• **What is asked**:
Output all of the data below exactly as given.
### Collected data ###
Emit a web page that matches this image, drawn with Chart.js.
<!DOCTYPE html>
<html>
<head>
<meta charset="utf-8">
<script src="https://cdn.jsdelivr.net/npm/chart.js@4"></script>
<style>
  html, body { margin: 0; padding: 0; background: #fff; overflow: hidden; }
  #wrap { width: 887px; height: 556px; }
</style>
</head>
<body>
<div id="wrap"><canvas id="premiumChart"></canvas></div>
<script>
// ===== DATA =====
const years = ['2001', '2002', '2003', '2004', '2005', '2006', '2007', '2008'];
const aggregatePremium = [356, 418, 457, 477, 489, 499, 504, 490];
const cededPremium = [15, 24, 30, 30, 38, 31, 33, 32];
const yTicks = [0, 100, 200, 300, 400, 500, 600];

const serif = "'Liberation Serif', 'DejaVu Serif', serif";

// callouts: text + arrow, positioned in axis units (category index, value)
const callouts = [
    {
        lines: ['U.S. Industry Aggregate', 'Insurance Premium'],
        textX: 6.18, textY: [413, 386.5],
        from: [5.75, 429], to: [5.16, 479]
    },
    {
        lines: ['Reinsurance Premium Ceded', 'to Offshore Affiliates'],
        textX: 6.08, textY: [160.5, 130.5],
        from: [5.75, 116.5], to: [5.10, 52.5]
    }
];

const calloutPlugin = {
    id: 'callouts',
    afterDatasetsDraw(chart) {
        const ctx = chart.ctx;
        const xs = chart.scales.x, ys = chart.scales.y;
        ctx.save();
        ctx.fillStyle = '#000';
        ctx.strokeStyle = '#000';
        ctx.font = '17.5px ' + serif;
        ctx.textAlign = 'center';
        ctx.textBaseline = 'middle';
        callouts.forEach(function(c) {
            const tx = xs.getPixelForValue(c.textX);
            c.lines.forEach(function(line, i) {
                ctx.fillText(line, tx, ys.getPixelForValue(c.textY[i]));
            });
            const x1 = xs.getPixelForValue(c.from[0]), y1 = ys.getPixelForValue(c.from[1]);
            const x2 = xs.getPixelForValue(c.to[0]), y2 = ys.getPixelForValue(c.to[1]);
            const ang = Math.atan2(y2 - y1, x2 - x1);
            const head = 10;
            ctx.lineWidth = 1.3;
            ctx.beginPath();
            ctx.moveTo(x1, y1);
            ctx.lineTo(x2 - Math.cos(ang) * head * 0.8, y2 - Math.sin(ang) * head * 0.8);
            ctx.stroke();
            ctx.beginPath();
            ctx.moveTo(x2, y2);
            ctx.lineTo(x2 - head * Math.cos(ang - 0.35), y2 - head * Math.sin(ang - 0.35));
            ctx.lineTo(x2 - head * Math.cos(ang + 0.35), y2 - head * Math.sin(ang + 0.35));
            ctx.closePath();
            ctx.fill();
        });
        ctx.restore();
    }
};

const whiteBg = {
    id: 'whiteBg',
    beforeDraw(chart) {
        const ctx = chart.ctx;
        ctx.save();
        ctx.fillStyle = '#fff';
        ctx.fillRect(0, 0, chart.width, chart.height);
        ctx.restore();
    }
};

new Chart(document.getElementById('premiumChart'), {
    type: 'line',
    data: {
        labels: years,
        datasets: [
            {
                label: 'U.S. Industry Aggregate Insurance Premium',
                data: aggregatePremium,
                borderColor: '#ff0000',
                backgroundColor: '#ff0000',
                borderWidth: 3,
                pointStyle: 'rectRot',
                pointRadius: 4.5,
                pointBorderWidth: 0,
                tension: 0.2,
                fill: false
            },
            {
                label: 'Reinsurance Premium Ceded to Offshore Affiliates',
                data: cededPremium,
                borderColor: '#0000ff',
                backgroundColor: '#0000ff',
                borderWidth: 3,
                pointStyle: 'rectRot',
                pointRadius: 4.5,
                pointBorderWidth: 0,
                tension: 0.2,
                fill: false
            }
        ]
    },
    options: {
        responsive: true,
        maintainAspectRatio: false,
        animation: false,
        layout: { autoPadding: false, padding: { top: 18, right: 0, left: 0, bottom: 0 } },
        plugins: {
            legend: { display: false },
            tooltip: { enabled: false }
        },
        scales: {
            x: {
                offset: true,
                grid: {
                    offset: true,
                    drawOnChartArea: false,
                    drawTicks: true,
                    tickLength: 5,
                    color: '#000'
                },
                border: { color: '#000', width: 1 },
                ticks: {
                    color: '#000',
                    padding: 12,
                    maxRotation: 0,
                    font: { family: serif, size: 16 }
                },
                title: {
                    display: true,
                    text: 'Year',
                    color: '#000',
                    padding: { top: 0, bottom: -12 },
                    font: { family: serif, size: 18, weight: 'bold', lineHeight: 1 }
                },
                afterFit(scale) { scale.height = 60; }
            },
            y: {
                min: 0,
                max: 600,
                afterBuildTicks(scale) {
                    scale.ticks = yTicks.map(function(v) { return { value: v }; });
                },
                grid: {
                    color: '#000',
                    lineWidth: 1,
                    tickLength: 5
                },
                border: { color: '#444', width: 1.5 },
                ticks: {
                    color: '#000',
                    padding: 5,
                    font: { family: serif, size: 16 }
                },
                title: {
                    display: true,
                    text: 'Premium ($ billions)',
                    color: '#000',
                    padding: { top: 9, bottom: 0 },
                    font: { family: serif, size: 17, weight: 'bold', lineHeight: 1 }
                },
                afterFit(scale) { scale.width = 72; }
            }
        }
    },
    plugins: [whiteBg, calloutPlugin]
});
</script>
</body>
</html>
###
• **Full response**:
Emit a web page that matches this image, drawn with Chart.js.
<!DOCTYPE html>
<html>
<head>
<meta charset="utf-8">
<script src="https://cdn.jsdelivr.net/npm/chart.js@4"></script>
<style>
  html, body { margin: 0; padding: 0; background: #fff; overflow: hidden; }
  #wrap { width: 887px; height: 556px; }
</style>
</head>
<body>
<div id="wrap"><canvas id="premiumChart"></canvas></div>
<script>
// ===== DATA =====
const years = ['2001', '2002', '2003', '2004', '2005', '2006', '2007', '2008'];
const aggregatePremium = [356, 418, 457, 477, 489, 499, 504, 490];
const cededPremium = [15, 24, 30, 30, 38, 31, 33, 32];
const yTicks = [0, 100, 200, 300, 400, 500, 600];

const serif = "'Liberation Serif', 'DejaVu Serif', serif";

// callouts: text + arrow, positioned in axis units (category index, value)
const callouts = [
    {
        lines: ['U.S. Industry Aggregate', 'Insurance Premium'],
        textX: 6.18, textY: [413, 386.5],
        from: [5.75, 429], to: [5.16, 479]
    },
    {
        lines: ['Reinsurance Premium Ceded', 'to Offshore Affiliates'],
        textX: 6.08, textY: [160.5, 130.5],
        from: [5.75, 116.5], to: [5.10, 52.5]
    }
];

const calloutPlugin = {
    id: 'callouts',
    afterDatasetsDraw(chart) {
        const ctx = chart.ctx;
        const xs = chart.scales.x, ys = chart.scales.y;
        ctx.save();
        ctx.fillStyle = '#000';
        ctx.strokeStyle = '#000';
        ctx.font = '17.5px ' + serif;
        ctx.textAlign = 'center';
        ctx.textBaseline = 'middle';
        callouts.forEach(function(c) {
            const tx = xs.getPixelForValue(c.textX);
            c.lines.forEach(function(line, i) {
                ctx.fillText(line, tx, ys.getPixelForValue(c.textY[i]));
            });
            const x1 = xs.getPixelForValue(c.from[0]), y1 = ys.getPixelForValue(c.from[1]);
            const x2 = xs.getPixelForValue(c.to[0]), y2 = ys.getPixelForValue(c.to[1]);
            const ang = Math.atan2(y2 - y1, x2 - x1);
            const head = 10;
            ctx.lineWidth = 1.3;
            ctx.beginPath();
            ctx.moveTo(x1, y1);
            ctx.lineTo(x2 - Math.cos(ang) * head * 0.8, y2 - Math.sin(ang) * head * 0.8);
            ctx.stroke();
            ctx.beginPath();
            ctx.moveTo(x2, y2);
            ctx.lineTo(x2 - head * Math.cos(ang - 0.35), y2 - head * Math.sin(ang - 0.35));
            ctx.lineTo(x2 - head * Math.cos(ang + 0.35), y2 - head * Math.sin(ang + 0.35));
            ctx.closePath();
            ctx.fill();
        });
        ctx.restore();
    }
};

const whiteBg = {
    id: 'whiteBg',
    beforeDraw(chart) {
        const ctx = chart.ctx;
        ctx.save();
        ctx.fillStyle = '#fff';
        ctx.fillRect(0, 0, chart.width, chart.height);
        ctx.restore();
    }
};

new Chart(document.getElementById('premiumChart'), {
    type: 'line',
    data: {
        labels: years,
        datasets: [
            {
                label: 'U.S. Industry Aggregate Insurance Premium',
                data: aggregatePremium,
                borderColor: '#ff0000',
                backgroundColor: '#ff0000',
                borderWidth: 3,
                pointStyle: 'rectRot',
                pointRadius: 4.5,
                pointBorderWidth: 0,
                tension: 0.2,
                fill: false
            },
            {
                label: 'Reinsurance Premium Ceded to Offshore Affiliates',
                data: cededPremium,
                borderColor: '#0000ff',
                backgroundColor: '#0000ff',
                borderWidth: 3,
                pointStyle: 'rectRot',
                pointRadius: 4.5,
                pointBorderWidth: 0,
                tension: 0.2,
                fill: false
            }
        ]
    },
    options: {
        responsive: true,
        maintainAspectRatio: false,
        animation: false,
        layout: { autoPadding: false, padding: { top: 18, right: 0, left: 0, bottom: 0 } },
        plugins: {
            legend: { display: false },
            tooltip: { enabled: false }
        },
        scales: {
            x: {
                offset: true,
                grid: {
                    offset: true,
                    drawOnChartArea: false,
                    drawTicks: true,
                    tickLength: 5,
                    color: '#000'
                },
                border: { color: '#000', width: 1 },
                ticks: {
                    color: '#000',
                    padding: 12,
                    maxRotation: 0,
                    font: { family: serif, size: 16 }
                },
                title: {
                    display: true,
                    text: 'Year',
                    color: '#000',
                    padding: { top: 0, bottom: -12 },
                    font: { family: serif, size: 18, weight: 'bold', lineHeight: 1 }
                },
                afterFit(scale) { scale.height = 60; }
            },
            y: {
                min: 0,
                max: 600,
                afterBuildTicks(scale) {
                    scale.ticks = yTicks.map(function(v) { return { value: v }; });
                },
                grid: {
                    color: '#000',
                    lineWidth: 1,
                    tickLength: 5
                },
                border: { color: '#444', width: 1.5 },
                ticks: {
                    color: '#000',
                    padding: 5,
                    font: { family: serif, size: 16 }
                },
                title: {
                    display: true,
                    text: 'Premium ($ billions)',
                    color: '#000',
                    padding: { top: 9, bottom: 0 },
                    font: { family: serif, size: 17, weight: 'bold', lineHeight: 1 }
                },
                afterFit(scale) { scale.width = 72; }
            }
        }
    },
    plugins: [whiteBg, calloutPlugin]
});
</script>
</body>
</html>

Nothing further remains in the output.